Your task ::
Keep only the lines of the data below that contain "this", and copy them.

Dataset excerpts ::
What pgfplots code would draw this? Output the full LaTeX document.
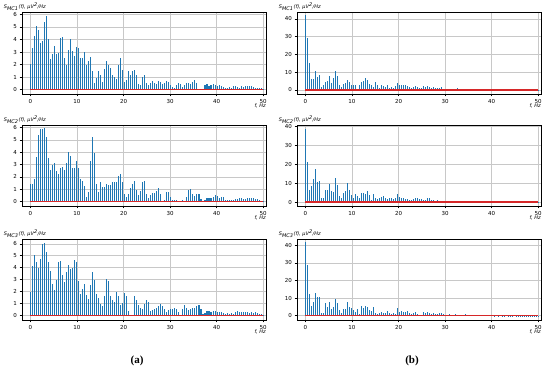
\documentclass[border=0pt]{standalone}
\usepackage{fontspec}
\setmainfont{DejaVu Sans}
\newfontfamily\serifbf{Liberation Serif}
\usepackage{pgfplots}
\pgfplotsset{compat=1.18}
\usepackage{pgfplotstable}
\definecolor{stemblue}{HTML}{1F77B4}
\definecolor{basered}{HTML}{D62728}
\definecolor{gridc}{HTML}{C8C8C8}

\pgfplotstableread[row sep=\\]{s\\2.05\\3.3\\4.3\\5.05\\4.75\\3.75\\3.85\\5.4\\5.9\\4.05\\2.45\\2.85\\3.5\\2.85\\2.9\\4.1\\4.2\\2.5\\2.0\\3.15\\4.05\\3.05\\2.65\\3.4\\3.35\\2.55\\2.55\\3.0\\1.95\\2.25\\2.6\\1.5\\0.55\\0.95\\1.5\\1.2\\0.6\\1.65\\2.25\\2.0\\1.7\\1.2\\1.0\\0.85\\1.95\\2.5\\1.55\\0.6\\0.75\\1.45\\1.2\\1.45\\1.6\\1.2\\0.45\\0.4\\1.0\\1.2\\0.55\\0.35\\0.5\\0.65\\0.55\\0.45\\0.7\\0.6\\0.45\\0.55\\0.65\\0.6\\0.35\\0.2\\0.15\\0.35\\0.5\\0.45\\0.2\\0.35\\0.5\\0.5\\0.45\\0.6\\0.8\\0.55\\0.05\\0.05\\0.05\\0.4\\0.45\\0.3\\0.35\\0.45\\0.4\\0.3\\0.35\\0.3\\0.2\\0.15\\0.15\\0.2\\0.15\\0.25\\0.3\\0.2\\0.15\\0.3\\0.2\\0.25\\0.3\\0.3\\0.25\\0.2\\0.15\\0.15\\0.1\\0.1\\0.05\\}\dAa

\pgfplotstableread[row sep=\\]{s\\42\\29\\15\\6\\6\\10.5\\7.5\\8.5\\1.5\\2.5\\4.5\\5\\8\\4\\6.5\\10.5\\8\\3\\1.5\\3.5\\4\\5.5\\4.5\\3\\2.5\\3\\0.5\\2.5\\4.5\\5\\6.5\\5.5\\3.5\\2.5\\1.5\\4.5\\2.5\\1\\3\\2\\1.5\\3\\1\\1.5\\1\\2\\4\\3\\3\\2.5\\2.5\\2\\1.5\\1\\1.5\\2\\1.5\\1\\1\\2\\1.5\\2\\1.5\\1\\1.5\\1\\1.2\\0.8\\1.5\\0.6\\0.3\\0.5\\0.3\\0.2\\0.4\\0.2\\0.8\\0.3\\0.2\\0.3\\0.5\\0.1\\0.3\\0.2\\0.1\\0.15\\0.1\\0.2\\0.1\\0.15\\0.1\\0.05\\0.1\\0.15\\0.1\\0.05\\0.1\\0.05\\0.1\\0.05\\0.1\\0.05\\0.05\\0.1\\0.05\\0.05\\0.1\\0.05\\0.05\\0.05\\0.05\\0.05\\0.05\\0.05\\0.05\\0.05\\0.05\\}\dBa

\pgfplotstableread[row sep=\\]{s\\1.45\\1.4\\1.85\\3.65\\5.4\\5.9\\5.85\\5.95\\5.2\\3.5\\2.6\\2.95\\3.1\\2.5\\2.2\\2.75\\2.8\\2.55\\3.1\\4.05\\3.7\\2.7\\2.75\\3.25\\2.75\\1.8\\1.65\\1.25\\0.4\\0.75\\3.3\\5.2\\3.95\\1.45\\0.75\\1.6\\1.2\\1.15\\1.4\\1.35\\1.35\\1.55\\1.6\\1.6\\2.05\\2.25\\1.6\\0.6\\0.35\\0.6\\1.1\\1.45\\1.7\\0.95\\0.5\\0.85\\1.6\\1.65\\0.65\\0.3\\0.5\\0.7\\0.7\\0.9\\1.1\\0.6\\0.05\\0.15\\0.75\\0.8\\0.35\\0.1\\0.15\\0.1\\0.05\\0.05\\0.1\\0.05\\0.4\\0.95\\1.0\\0.6\\0.45\\0.6\\0.65\\0.25\\0.05\\0.15\\0.3\\0.3\\0.3\\0.35\\0.5\\0.45\\0.3\\0.35\\0.4\\0.15\\0.1\\0.1\\0.1\\0.15\\0.2\\0.25\\0.3\\0.3\\0.25\\0.25\\0.3\\0.3\\0.3\\0.3\\0.25\\0.2\\0.1\\0.05\\0.05\\}\dAb

\pgfplotstableread[row sep=\\]{s\\39\\21.5\\6.5\\8.5\\12.5\\17.5\\10.5\\11\\2.5\\2.5\\6.5\\6.5\\9.5\\6\\5.5\\13\\9\\3.5\\2\\5\\6\\10\\6.5\\4\\2\\4.5\\3.5\\2\\5\\5\\4.5\\6\\4\\1\\4.5\\2.5\\1.5\\2\\3\\3.5\\2.5\\1.5\\2.5\\2.5\\1.5\\2\\4.5\\3\\2.5\\2.5\\1.5\\1.5\\1\\1\\1.5\\2\\2\\1.5\\1.5\\1\\1\\2\\2\\1\\1\\0.8\\1\\0.5\\0.8\\0.6\\0.4\\0.3\\0.5\\0.3\\0.6\\0.4\\0.8\\0.3\\0.5\\0.3\\0.4\\0.5\\0.2\\0.3\\0.3\\0.2\\0.4\\0.2\\0.2\\0.3\\0.1\\0.2\\0.1\\0.2\\0.15\\0.1\\0.2\\0.1\\0.1\\0.05\\0.1\\0.05\\0.1\\0.05\\0.05\\0.1\\0.05\\0.05\\0.05\\0.05\\0.05\\0.05\\0.05\\0.05\\0.05\\0.05\\0.05\\}\dBb

\pgfplotstableread[row sep=\\]{s\\1.95\\4.1\\5.05\\4.5\\4.0\\4.75\\6.0\\6.1\\5.35\\4.5\\3.7\\2.65\\2.1\\3.0\\4.45\\4.55\\3.35\\2.8\\3.6\\4.2\\3.9\\3.95\\4.6\\4.45\\2.85\\1.8\\2.25\\2.6\\1.7\\1.4\\2.55\\3.6\\3.0\\1.8\\1.45\\0.95\\0.8\\1.6\\3.05\\2.85\\1.6\\1.3\\1.1\\1.95\\1.6\\0.85\\1.05\\1.9\\1.6\\0.35\\0.05\\0.05\\1.65\\1.3\\0.9\\0.65\\0.55\\0.95\\1.25\\1.15\\0.4\\0.45\\0.5\\0.6\\0.75\\0.95\\0.8\\0.5\\0.3\\0.45\\0.55\\0.55\\0.6\\0.5\\0.3\\0.05\\0.5\\0.85\\0.65\\0.45\\0.55\\0.65\\0.6\\0.75\\0.85\\0.5\\0.1\\0.2\\0.35\\0.35\\0.3\\0.4\\0.35\\0.3\\0.3\\0.25\\0.2\\0.15\\0.2\\0.15\\0.2\\0.15\\0.25\\0.35\\0.3\\0.25\\0.3\\0.25\\0.3\\0.2\\0.25\\0.2\\0.25\\0.2\\0.1\\0.1\\0.05\\}\dAc

\pgfplotstableread[row sep=\\]{s\\42\\29\\12.5\\5.5\\8\\13\\10.5\\10.5\\1.5\\1.5\\7\\5\\7.5\\3.5\\5\\9.5\\7\\3\\1.5\\3.5\\4\\7.5\\5\\4.5\\3\\2\\3.5\\1\\5.5\\4.5\\5.5\\5\\3\\2.5\\5\\1.5\\1\\1.5\\2\\1.5\\1.5\\2.5\\1.5\\1\\1.5\\1\\4.5\\2\\2.5\\2\\2\\2.5\\1.5\\1\\1.5\\2\\1\\0.5\\0.5\\2\\1.5\\1.8\\1.5\\1\\1.5\\1\\0.8\\1.2\\1.5\\0.8\\0.3\\0.5\\0.8\\0.6\\0.5\\0.7\\0.4\\0.3\\0.5\\0.3\\0.8\\0.3\\0.2\\0.1\\0.3\\0.2\\0.15\\0.3\\0.2\\0.1\\0.1\\0.2\\0.1\\0.1\\0.05\\0.1\\0.05\\0.1\\0.05\\0.05\\0.1\\0.05\\0.05\\0.05\\0.1\\0.05\\0.05\\0.05\\0.05\\0.05\\0.05\\0.05\\0.05\\0.05\\0.05\\0.05\\0.05\\}\dBc

\pgfplotsset{
  stemax/.style={
    scale only axis, width=244pt,
    xmin=-1.8, xmax=50.6,
    xtick={0,10,...,50},
    grid=major, major grid style={draw=gridc, line width=0.5pt},
    axis line style={draw=black, line width=0.5pt},
    tick align=outside, major tick length=2.5pt,
    tick style={draw=black, line width=0.5pt},
    xtick pos=bottom, ytick pos=left,
    ticklabel style={font=\fontsize{5.5}{6}\selectfont},
    /pgf/number format/assume math mode=true,
    xticklabel style={yshift=1pt},
    yticklabel style={xshift=1pt},
    every axis y label/.style={at={(axis description cs:-0.075,1)}, anchor=south west, yshift=1.5pt, font=\fontsize{5}{6}\selectfont\itshape, inner sep=0pt},
    every axis x label/.style={at={(axis description cs:1,0)}, anchor=north east, yshift=-10pt, font=\fontsize{5}{6}\selectfont\itshape, inner sep=0pt},
    xlabel={f, Hz},
  },
  stemA/.style={ytick={0,1,...,6}},
  stemB/.style={ytick={0,10,...,40}},
}

\begin{document}
\begin{tikzpicture}
\path[use as bounding box] (0,0) rectangle (550pt,375pt);

% row 1
\begin{axis}[stemax, stemA, at={(22pt,281pt)}, anchor=south west, height=82pt,
  ymin=-0.35, ymax=6.2, ylabel={S\textsubscript{MC1}(f), μV\textsuperscript{2}/Hz}]
\addplot[ycomb, draw=stemblue, line width=1.05pt, mark=none] table[x expr=\coordindex*0.431034, y=s]{\dAa};
\addplot[draw=basered, line width=1.5pt, mark=none] coordinates {(0,0) (50,0)};
\end{axis}
\begin{axis}[stemax, stemB, at={(297pt,281pt)}, anchor=south west, height=82pt,
  ymin=-2.3, ymax=43.8, ylabel={S\textsubscript{MC1}(f), μV\textsuperscript{2}/Hz}]
\addplot[ycomb, draw=stemblue, line width=1.05pt, mark=none] table[x expr=\coordindex*0.431034, y=s]{\dBa};
\addplot[draw=basered, line width=1.5pt, mark=none] coordinates {(0,0) (50,0)};
\end{axis}

% row 2
\begin{axis}[stemax, stemA, at={(22pt,169pt)}, anchor=south west, height=81pt,
  ymin=-0.35, ymax=6.2, ylabel={S\textsubscript{MC2}(f), μV\textsuperscript{2}/Hz}]
\addplot[ycomb, draw=stemblue, line width=1.05pt, mark=none] table[x expr=\coordindex*0.431034, y=s]{\dAb};
\addplot[draw=basered, line width=1.5pt, mark=none] coordinates {(0,0) (50,0)};
\end{axis}
\begin{axis}[stemax, stemB, at={(297pt,169pt)}, anchor=south west, height=81pt,
  ymin=-2, ymax=40.9, ylabel={S\textsubscript{MC2}(f), μV\textsuperscript{2}/Hz}]
\addplot[ycomb, draw=stemblue, line width=1.05pt, mark=none] table[x expr=\coordindex*0.431034, y=s]{\dBb};
\addplot[draw=basered, line width=1.5pt, mark=none] coordinates {(0,0) (50,0)};
\end{axis}

% row 3
\begin{axis}[stemax, stemA, at={(22pt,55pt)}, anchor=south west, height=81pt,
  ymin=-0.39, ymax=6.4, ylabel={S\textsubscript{MC3}(f), μV\textsuperscript{2}/Hz}]
\addplot[ycomb, draw=stemblue, line width=1.05pt, mark=none] table[x expr=\coordindex*0.431034, y=s]{\dAc};
\addplot[draw=basered, line width=1.5pt, mark=none] coordinates {(0,0) (50,0)};
\end{axis}
\begin{axis}[stemax, stemB, at={(297pt,55pt)}, anchor=south west, height=81pt,
  ymin=-2.5, ymax=43.6, ylabel={S\textsubscript{MC3}(f), μV\textsuperscript{2}/Hz}]
\addplot[ycomb, draw=stemblue, line width=1.05pt, mark=none] table[x expr=\coordindex*0.431034, y=s]{\dBc};
\addplot[draw=basered, line width=1.5pt, mark=none] coordinates {(0,0) (50,0)};
\end{axis}

\node[font=\serifbf\bfseries\fontsize{11}{12}\selectfont] at (137pt,14pt) {(a)};
\node[font=\serifbf\bfseries\fontsize{11}{12}\selectfont] at (412pt,14pt) {(b)};
\end{tikzpicture}
\end{document}
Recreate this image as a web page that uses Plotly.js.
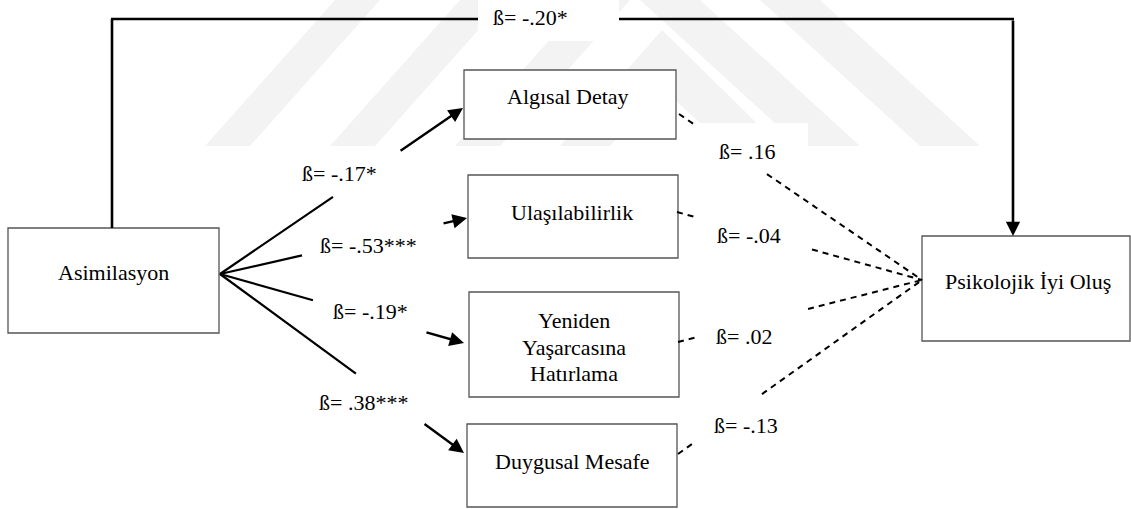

Finished answer ::
What pgfplots code would draw this? Output the full LaTeX document.
Recreate this image as a web page that uses Plotly.js.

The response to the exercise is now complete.